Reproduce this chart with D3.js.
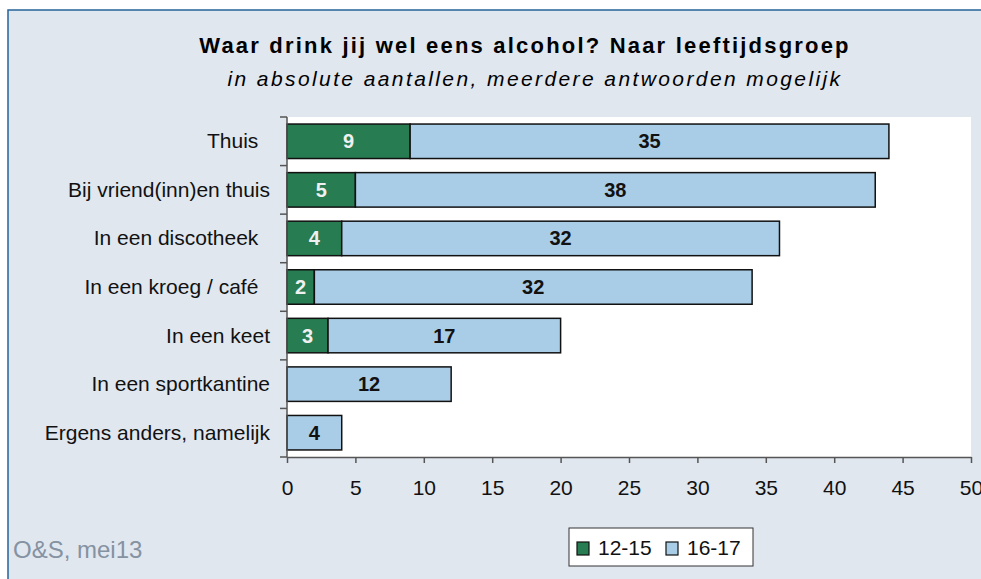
<!DOCTYPE html>
<html>
<head>
<meta charset="utf-8">
<script src="https://cdn.jsdelivr.net/npm/d3@7"></script>
<style>
  body { margin: 0; background: #fff; }
  text { font-family: "Liberation Sans", Arial, sans-serif; white-space: pre; }
</style>
</head>
<body>
<div id="chart"></div>
<script>
// Data
const categories = ["Thuis  ", "Bij vriend(inn)en thuis", "In een discotheek  ", "In een kroeg / café  ",
                    "In een keet", "In een sportkantine", "Ergens anders, namelijk"];
const seriesNames = ["12-15", "16-17"];
const young = [9, 5, 4, 2, 3, 0, 0];
const old = [35, 38, 32, 32, 17, 12, 4];
const xTicks = [0, 5, 10, 15, 20, 25, 30, 35, 40, 45, 50];

const colors = ["#277c51", "#aacde7"];

const width = 981, height = 579;

const svg = d3.select("#chart").append("svg")
    .attr("width", width)
    .attr("height", height);

// Outer frame (runs off to the right and bottom)
svg.append("rect")
    .attr("x", 8).attr("y", 10)
    .attr("width", 990).attr("height", 600)
    .attr("fill", "#e0e7ef")
    .attr("stroke", "#24649c")
    .attr("stroke-width", 1.5);

// Titles
svg.append("text")
    .attr("x", 525).attr("y", 53)
    .attr("text-anchor", "middle")
    .attr("font-size", 22).attr("font-weight", "bold")
    .attr("letter-spacing", 2.2)
    .text("Waar drink jij wel eens alcohol? Naar leeftijdsgroep");
svg.append("text")
    .attr("x", 535).attr("y", 86)
    .attr("text-anchor", "middle")
    .attr("font-size", 21).attr("font-style", "italic")
    .attr("letter-spacing", 2.4)
    .text("in absolute aantallen, meerdere antwoorden mogelijk");

// Plot area
const x0 = 287, x1 = 971, y0 = 117, y1 = 457;

const x = d3.scaleLinear().domain([0, 50]).range([x0, x1]);
const y = d3.scaleBand().domain(categories).range([y0, y1]).paddingInner(0.29).paddingOuter(0.145);

svg.append("rect")
    .attr("x", x0).attr("y", y0)
    .attr("width", x1 - x0).attr("height", y1 - y0)
    .attr("fill", "#fff");

// Stacked segments
const rows = categories.map((c, i) => ({cat: c, vals: [young[i], old[i]]}));
const segs = [];
rows.forEach(r => {
    let acc = 0;
    r.vals.forEach((v, s) => {
        if (v > 0) segs.push({cat: r.cat, s: s, start: acc, end: acc + v, v: v});
        acc += v;
    });
});

svg.selectAll(".seg")
    .data(segs)
    .enter().append("rect")
    .attr("class", "seg")
    .attr("x", d => x(d.start))
    .attr("y", d => y(d.cat))
    .attr("width", d => x(d.end) - x(d.start))
    .attr("height", y.bandwidth())
    .attr("fill", d => colors[d.s])
    .attr("stroke", "#111")
    .attr("stroke-width", 1.5);

svg.selectAll(".val")
    .data(segs)
    .enter().append("text")
    .attr("class", "val")
    .attr("x", d => (x(d.start) + x(d.end)) / 2)
    .attr("y", d => y(d.cat) + y.bandwidth() / 2 + 7)
    .attr("text-anchor", "middle")
    .attr("font-size", 20).attr("font-weight", "bold")
    .attr("fill", d => d.s === 0 ? "#f0f0f0" : "#111")
    .text(d => d.v);

// X axis
const xAxis = svg.append("g")
    .attr("transform", "translate(0," + y1 + ")")
    .call(d3.axisBottom(x).tickValues(xTicks).tickSize(6).tickPadding(17).tickSizeOuter(0));
xAxis.select(".domain").attr("stroke", "#555").attr("stroke-width", 1.5);
xAxis.selectAll(".tick line").attr("stroke", "#555").attr("stroke-width", 1.5);
xAxis.selectAll(".tick text")
    .attr("font-size", 21)
    .attr("fill", "#111")
    .attr("font-family", "'Liberation Sans', Arial, sans-serif");

// Y axis line and ticks at category boundaries
const bounds = d3.range(categories.length + 1).map(i => y0 + i * (y1 - y0) / categories.length);
svg.append("line")
    .attr("x1", x0).attr("x2", x0).attr("y1", y0).attr("y2", y1)
    .attr("stroke", "#555").attr("stroke-width", 1.5);
svg.selectAll(".ytick")
    .data(bounds)
    .enter().append("line")
    .attr("x1", x0 - 7).attr("x2", x0)
    .attr("y1", d => d).attr("y2", d => d)
    .attr("stroke", "#555").attr("stroke-width", 1.5);

svg.selectAll(".ylab")
    .data(categories)
    .enter().append("text")
    .attr("x", 270)
    .attr("y", d => y(d) + y.bandwidth() / 2 + 7)
    .attr("text-anchor", "end")
    .attr("font-size", 21)
    .attr("fill", "#111")
    .text(d => d);

// Legend
const leg = svg.append("g").attr("transform", "translate(569,528)");
leg.append("rect")
    .attr("width", 184).attr("height", 38)
    .attr("fill", "#fff").attr("stroke", "#333").attr("stroke-width", 1);
const legX = [8, 97];
seriesNames.forEach((n, i) => {
    leg.append("rect")
        .attr("x", legX[i]).attr("y", 14)
        .attr("width", 12).attr("height", 13)
        .attr("fill", colors[i]).attr("stroke", "#111").attr("stroke-width", 1.2);
    leg.append("text")
        .attr("x", legX[i] + 21).attr("y", 27)
        .attr("font-size", 21).attr("fill", "#111")
        .text(n);
});

// Source
svg.append("text")
    .attr("x", 13).attr("y", 558)
    .attr("font-size", 24).attr("fill", "#8592a2")
    .text("O&S, mei13");
</script>
</body>
</html>
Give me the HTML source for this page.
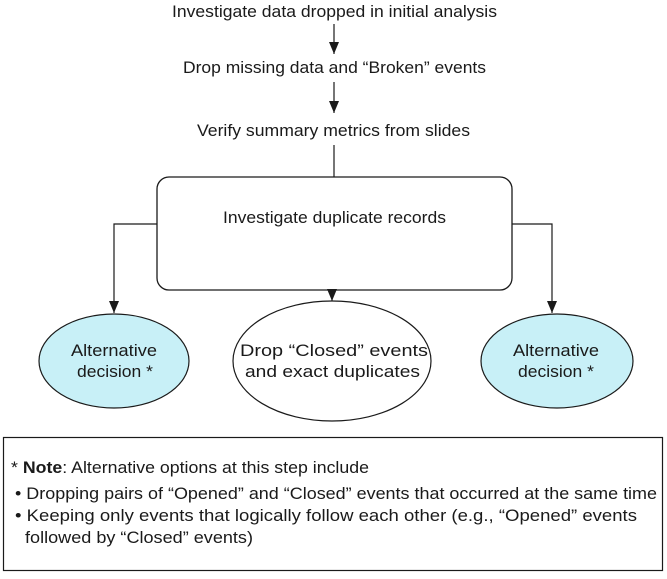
<!DOCTYPE html>
<html><head><style>
body{margin:0;background:#fff;}
svg text{font-family:"Liberation Sans",Arial,sans-serif;font-size:16.5px;fill:#1a1a1a;}
</style></head><body>
<svg width="667" height="574" viewBox="0 0 667 574" xmlns="http://www.w3.org/2000/svg">
<defs><marker id="a" markerWidth="12" markerHeight="10" refX="12" refY="5" orient="auto" markerUnits="userSpaceOnUse"><path d="M0,0 L12,5 L0,10 z" fill="#1a1a1a"/></marker></defs>
<text x="172" y="17" textLength="325" lengthAdjust="spacingAndGlyphs">Investigate data dropped in initial analysis</text>
<line x1="334" y1="24" x2="334" y2="54" stroke="#1a1a1a" stroke-width="1.2" marker-end="url(#a)"/>
<text x="183" y="73" textLength="303" lengthAdjust="spacingAndGlyphs">Drop missing data and “Broken” events</text>
<line x1="334" y1="82" x2="334" y2="113" stroke="#1a1a1a" stroke-width="1.2" marker-end="url(#a)"/>
<text x="197" y="136" textLength="273" lengthAdjust="spacingAndGlyphs">Verify summary metrics from slides</text>
<line x1="334" y1="145" x2="334" y2="178" stroke="#1a1a1a" stroke-width="1.2"/>
<rect x="157" y="177" width="355" height="113" rx="12" fill="#fff" stroke="#1a1a1a" stroke-width="1.3"/>
<text x="223" y="223" textLength="223" lengthAdjust="spacingAndGlyphs">Investigate duplicate records</text>
<polyline points="157,224 114,224 114,313" fill="none" stroke="#1a1a1a" stroke-width="1.2" marker-end="url(#a)"/>
<polyline points="512,224 552,224 552,313" fill="none" stroke="#1a1a1a" stroke-width="1.2" marker-end="url(#a)"/>
<line x1="332" y1="290" x2="332" y2="301" stroke="#1a1a1a" stroke-width="1.2" marker-end="url(#a)"/>
<ellipse cx="114" cy="361" rx="75" ry="47" fill="#c8f0f7" stroke="#1a1a1a" stroke-width="1.2"/>
<text x="71" y="356" textLength="86" lengthAdjust="spacingAndGlyphs">Alternative</text>
<text x="77" y="377" textLength="76" lengthAdjust="spacingAndGlyphs">decision *</text>
<ellipse cx="332" cy="361" rx="99" ry="60" fill="#fff" stroke="#1a1a1a" stroke-width="1.2"/>
<text x="240" y="356" textLength="188" lengthAdjust="spacingAndGlyphs">Drop “Closed” events</text>
<text x="245" y="377" textLength="175" lengthAdjust="spacingAndGlyphs">and exact duplicates</text>
<ellipse cx="557" cy="361" rx="76" ry="47" fill="#c8f0f7" stroke="#1a1a1a" stroke-width="1.2"/>
<text x="513" y="356" textLength="86" lengthAdjust="spacingAndGlyphs">Alternative</text>
<text x="518" y="377" textLength="76" lengthAdjust="spacingAndGlyphs">decision *</text>
<rect x="3.5" y="437.5" width="659" height="133" fill="#fff" stroke="#1a1a1a" stroke-width="1.2"/>
<text x="11" y="473" textLength="358" lengthAdjust="spacingAndGlyphs">* <tspan font-weight="bold">Note</tspan>: Alternative options at this step include</text>
<text x="15" y="499" textLength="642" lengthAdjust="spacingAndGlyphs">• Dropping pairs of “Opened” and “Closed” events that occurred  at the same time</text>
<text x="15" y="521" textLength="622" lengthAdjust="spacingAndGlyphs">• Keeping only events that logically follow each other (e.g., “Opened” events</text>
<text x="25" y="543" textLength="228" lengthAdjust="spacingAndGlyphs">followed by “Closed” events)</text>
</svg>
</body></html>
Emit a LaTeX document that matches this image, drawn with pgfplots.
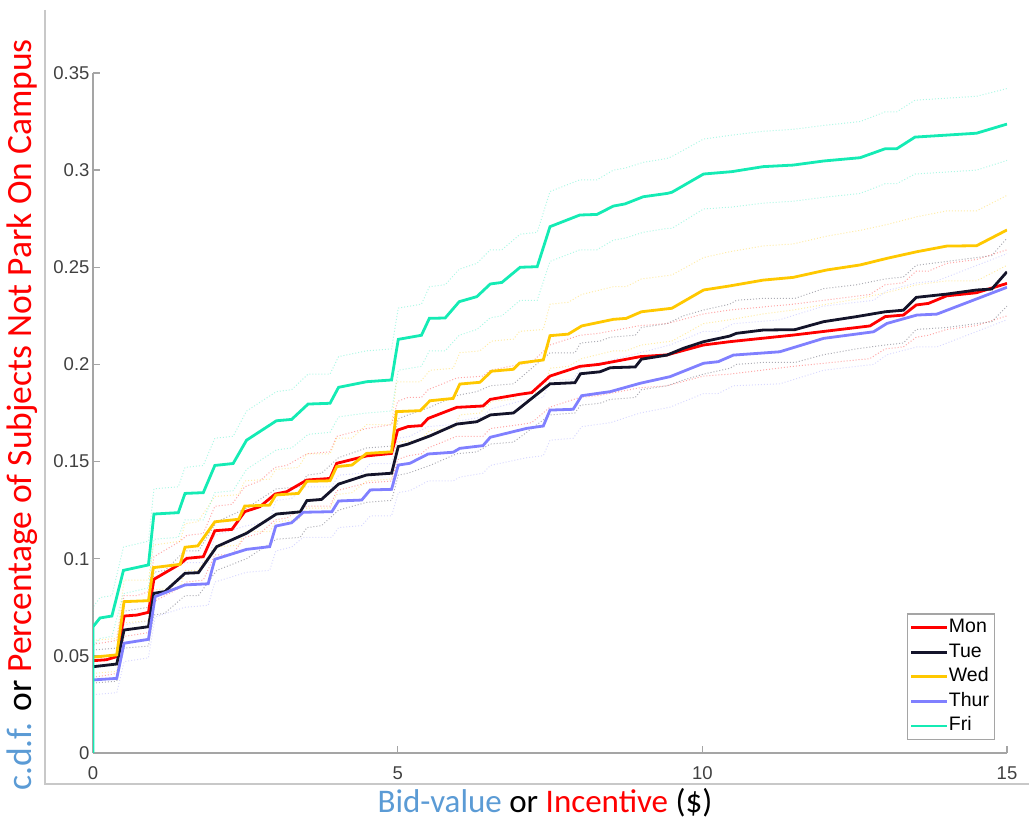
———
Stated task: Find "chart". Copy every line it occurs in.

Exercise response:
Reproduce this chart with D3.js.
<div id="chart"></div>
const svg = d3.select("#chart").append("svg")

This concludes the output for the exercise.